Acquaintance with Plasticity in high-strain cases
This post is a continuation of the Getting Started with Abaqus series
Many metals have approximate linear elastic behavior at low strain magnitudes, and the stiffness of the material, known as its Young's modulus or elastic modulus, is constant.
Figure 1. Stress-strain behavior for a linear elastic material, such as steel, at small strains.
Figure 2. Stress-strain behavior for a linear elastic material at higher strains.
👉At higher stress and strain magnitudes, metals begin to have nonlinear, inelastic behavior which is referred to as plasticity.
➡️A material's switch from elastic behavior (where it returns to its original shape) to plastic behavior (where it deforms permanently) happens at a specific point on its stress-strain curve called the yield point. This point tells us the stress at which plastic deformation begins. In most metals, the initial yield stress is considerably small, around 0.05 to 0.1% of the material's stiffness (elastic modulus).
👉When metals are stretched, they initially experience temporary changes in shape called elastic strains. These changes disappear completely when the stress is removed, like a rubber band returning to its original size. However, once the stress surpasses a certain limit (yield stress), the metal suffers permanent deformations called plastic strains. These permanent changes remain even after the stress is gone, for example: a bent paperclip holding its new shape. Both types of strains (elastic and plastic) contribute to the overall deformation of the metal after the yield point.

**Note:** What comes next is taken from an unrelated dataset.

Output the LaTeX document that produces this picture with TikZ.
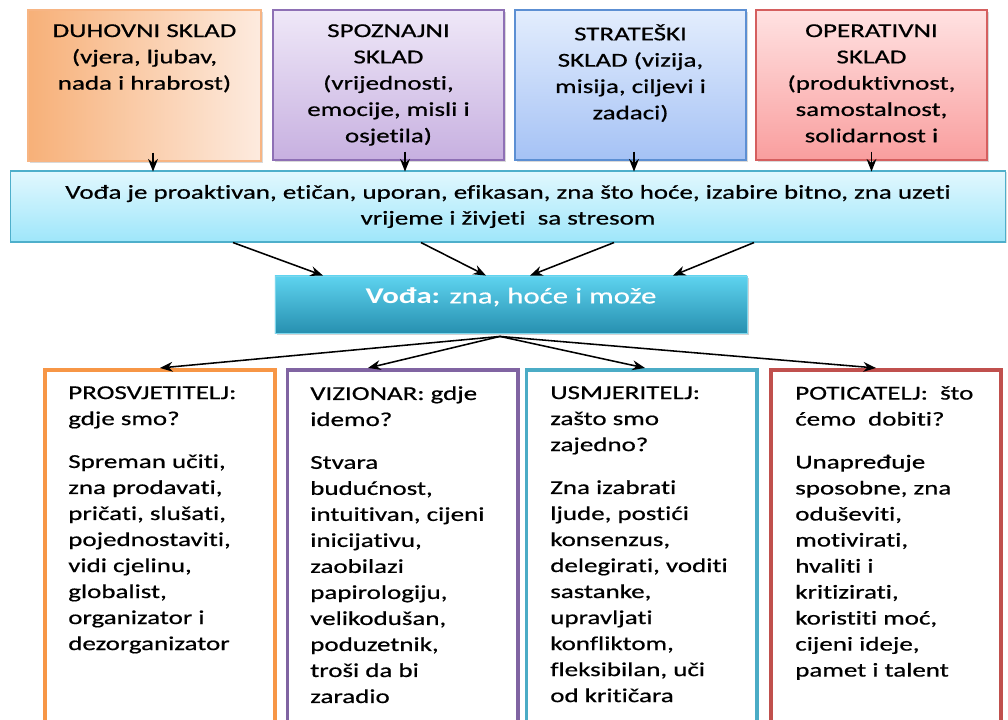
\documentclass[tikz,border=0pt]{standalone}
\usepackage{fontspec}
\setmainfont{Carlito}[FakeStretch=1.37, FakeBold=0.6, Ligatures=NoCommon,
    BoldFeatures={FakeBold=0}]
\usepackage{tikz}
\usetikzlibrary{arrows.meta, positioning, shadows}
\definecolor{duhovniA}{HTML}{F7B078}
\definecolor{duhovniB}{HTML}{FDEBDF}
\definecolor{spoznajniA}{HTML}{EFE8F8}
\definecolor{spoznajniB}{HTML}{C7B0E0}
\definecolor{spoznajniD}{HTML}{8E70B5}
\definecolor{strateskiA}{HTML}{E3EDFD}
\definecolor{strateskiB}{HTML}{A5C2F5}
\definecolor{strateskiD}{HTML}{5C8FD3}
\definecolor{operativniA}{HTML}{FFE2E2}
\definecolor{operativniB}{HTML}{F99E9E}
\definecolor{operativniD}{HTML}{D55F5F}
\definecolor{duhovniD}{HTML}{F7B584}
\definecolor{trakaA}{HTML}{E2F8FE}
\definecolor{trakaB}{HTML}{9EE6FA}
\definecolor{trakaD}{HTML}{4EAFCB}
\definecolor{vodaA}{HTML}{5ED3EF}
\definecolor{vodaB}{HTML}{2790B0}
\definecolor{vodaD}{HTML}{7DD6EC}
\definecolor{ulogaO}{HTML}{F79646}
\definecolor{ulogaP}{HTML}{8064A2}
\definecolor{ulogaT}{HTML}{4BACC6}
\definecolor{ulogaR}{HTML}{C0504D}
\tikzset{
    sklad/.style={rectangle, minimum width=5.775cm, minimum height=3.75cm, draw, line width=0.8pt,
        drop shadow={opacity=0.3, shadow xshift=1.2pt, shadow yshift=-1.2pt}},
    skladtext/.style={align=center, inner sep=0pt, anchor=north, font=\fontsize{14}{18.7}\selectfont},
    uloga/.style={rectangle, minimum width=5.75cm, minimum height=9.25cm, draw, line width=2.8pt, fill=white},
    ulogatext/.style={align=left, inner sep=0pt, anchor=north west, font=\fontsize{14}{18.5}\selectfont},
    arrow/.style={line width=1.1pt, -{Stealth[length=9pt, width=7pt]}},
}

\begin{document}
\begin{tikzpicture}[x=0.025cm, y=-0.025cm]
    \useasboundingbox (0,0) rectangle (1008,720);
    \clip (0,0) rectangle (1008,720);
    \node[sklad, draw=duhovniD, left color=duhovniA, right color=duhovniB,
        minimum width=5.825cm, minimum height=3.775cm] (b1) at (144.5,85.5) {};
    \node[sklad, draw=spoznajniD, top color=spoznajniA, bottom color=spoznajniB] (b2) at (388.5,85) {};
    \node[sklad, draw=strateskiD, top color=strateskiA, bottom color=strateskiB] (b3) at (630.5,85) {};
    \node[sklad, draw=operativniD, top color=operativniA, bottom color=operativniB] (b4) at (871.5,85) {};
    \node[skladtext] (b1t) at (144.5,24) {DUHOVNI SKLAD\\(vjera, ljubav,\\nada i hrabrost)};
    \node[skladtext] (b2t) at (388.5,24) {SPOZNAJNI\\SKLAD\\(vrijednosti,\\emocije, misli i\\osjetila)};
    \node[skladtext] (b3t) at (630.5,24) {STRATEŠKI\\SKLAD (vizija,\\misija, ciljevi i\\zadaci)};
    \node[skladtext] (b4t) at (871.5,24) {OPERATIVNI\\SKLAD\\(produktivnost,\\samostalnost,\\solidarnost i};

    \node[rectangle, draw=trakaD, line width=0.8pt, top color=trakaA, bottom color=trakaB,
        minimum width=24.85cm, minimum height=1.775cm, align=center,
        font=\fontsize{14}{18.4}\selectfont,
        drop shadow={opacity=0.25, shadow xshift=1pt, shadow yshift=-1pt}] (band) at (508,206.5)
        {Vođa je proaktivan, etičan, uporan, efikasan, zna što hoće, izabire bitno, zna uzeti\\vrijeme i živjeti~~sa stresom};

    \node[rectangle, draw=vodaD, line width=0.6pt, top color=vodaA, bottom color=vodaB,
        minimum width=11.8cm, minimum height=1.425cm, text=white, text depth=0.45cm,
        font=\fontsize{16}{19}\selectfont,
        drop shadow={opacity=0.35, shadow xshift=1.5pt, shadow yshift=-1.5pt}] (voda) at (511,304.5)
        {\textbf{Vođa:} zna, hoće i može};

    \node[uloga, draw=ulogaO] (r1) at (160,555) {};
    \node[uloga, draw=ulogaP] (r2) at (402.5,555) {};
    \node[uloga, draw=ulogaT] (r3) at (641.5,555) {};
    \node[uloga, draw=ulogaR] (r4) at (886,555) {};
    \node[ulogatext] (r1t) at (68,386) {PROSVJETITELJ:\\gdje smo?\\[12pt]
        Spreman učiti,\\zna prodavati,\\pričati, slušati,\\pojednostaviti,\\vidi cjelinu,\\globalist,\\organizator i\\dezorganizator};
    \node[ulogatext] (r2t) at (310,386) {VIZIONAR: gdje\\idemo?\\[12pt]
        Stvara\\budućnost,\\intuitivan, cijeni\\inicijativu,\\zaobilazi\\papirologiju,\\velikodušan,\\poduzetnik,\\troši da bi\\zaradio};
    \node[ulogatext] (r3t) at (550,386) {USMJERITELJ:\\zašto smo\\zajedno?\\[12pt]
        Zna izabrati\\ljude, postići\\konsenzus,\\delegirati, voditi\\sastanke,\\upravljati\\konfliktom,\\fleksibilan, uči\\od kritičara};
    \node[ulogatext] (r4t) at (795,386) {POTICATELJ:~~što\\ćemo~~dobiti?\\[12pt]
        Unapređuje\\sposobne, zna\\oduševiti,\\motivirati,\\hvaliti i\\kritizirati,\\koristiti moć,\\cijeni ideje,\\pamet i talent};

    \draw[arrow] ([shift={(8.5,-9)}]b1.south) -- ([shift={(8.5,10)}]b1.south);
    \draw[arrow] ([shift={(16.5,-9)}]b2.south) -- ([shift={(16.5,11)}]b2.south);
    \draw[arrow] ([shift={(3.5,-9)}]b3.south) -- ([shift={(3.5,11)}]b3.south);
    \draw[arrow] ([shift={(0,-9)}]b4.south) -- ([shift={(0,11)}]b4.south);

    \draw[arrow] ([shift={(-275,0)}]band.south) -- ([shift={(-188,0)}]voda.north);
    \draw[arrow] ([shift={(-87,0)}]band.south) -- ([shift={(-25,0)}]voda.north);
    \draw[arrow] ([shift={(106,0)}]band.south) -- ([shift={(19,0)}]voda.north);
    \draw[arrow] ([shift={(246,0)}]band.south) -- ([shift={(162,0)}]voda.north);

    \coordinate (hub) at ([shift={(-11,3)}]voda.south);
    \draw[arrow] (hub) -- (r1.north);
    \draw[arrow] (hub) -- ([shift={(-34.5,0)}]r2.north);
    \draw[arrow] (hub) -- ([shift={(3.5,0)}]r3.north);
    \draw[arrow] (hub) -- ([shift={(-10,0)}]r4.north);
\end{tikzpicture}
\end{document}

👉Metals lose their resistance to bending (stiffness) significantly when they reach their yield point (as shown in Figure 2). However, a metal (ductile) that has yielded will regain its original stiffness once the pressure is removed (Figure 2). Interestingly, the permanent deformation of the metal often makes it harder to yield again under future stress this phenomenon known as work hardening.
👉 When metals deform permanently (as the plastic model), they tend to maintain their volume almost entirely. Simulating this behavior in elastic-plastic situations significantly limits the types of elements that can be used effectively.
👉When a metal stretches under tension, it might develop a localized area of extreme thinning called necking (illustrated in Figure 2). This happens despite the stress measured (force per original area) being lower than the metal's true strength. This behavior arises from the test setup, the inherent differences between tension and compression, and the way we measure stress and strain. For instance, compressing the same material won't cause necking because the sample doesn't thin under those forces.
In a nutshell:
🔖A good model describing metal plasticity should account for these differences in behavior regardless of the sample shape or applied load. To achieve this, the standard definitions of stress and strain (using the subscript for original undeformed values) need to be replaced with measures that consider the actual change in area during deformation.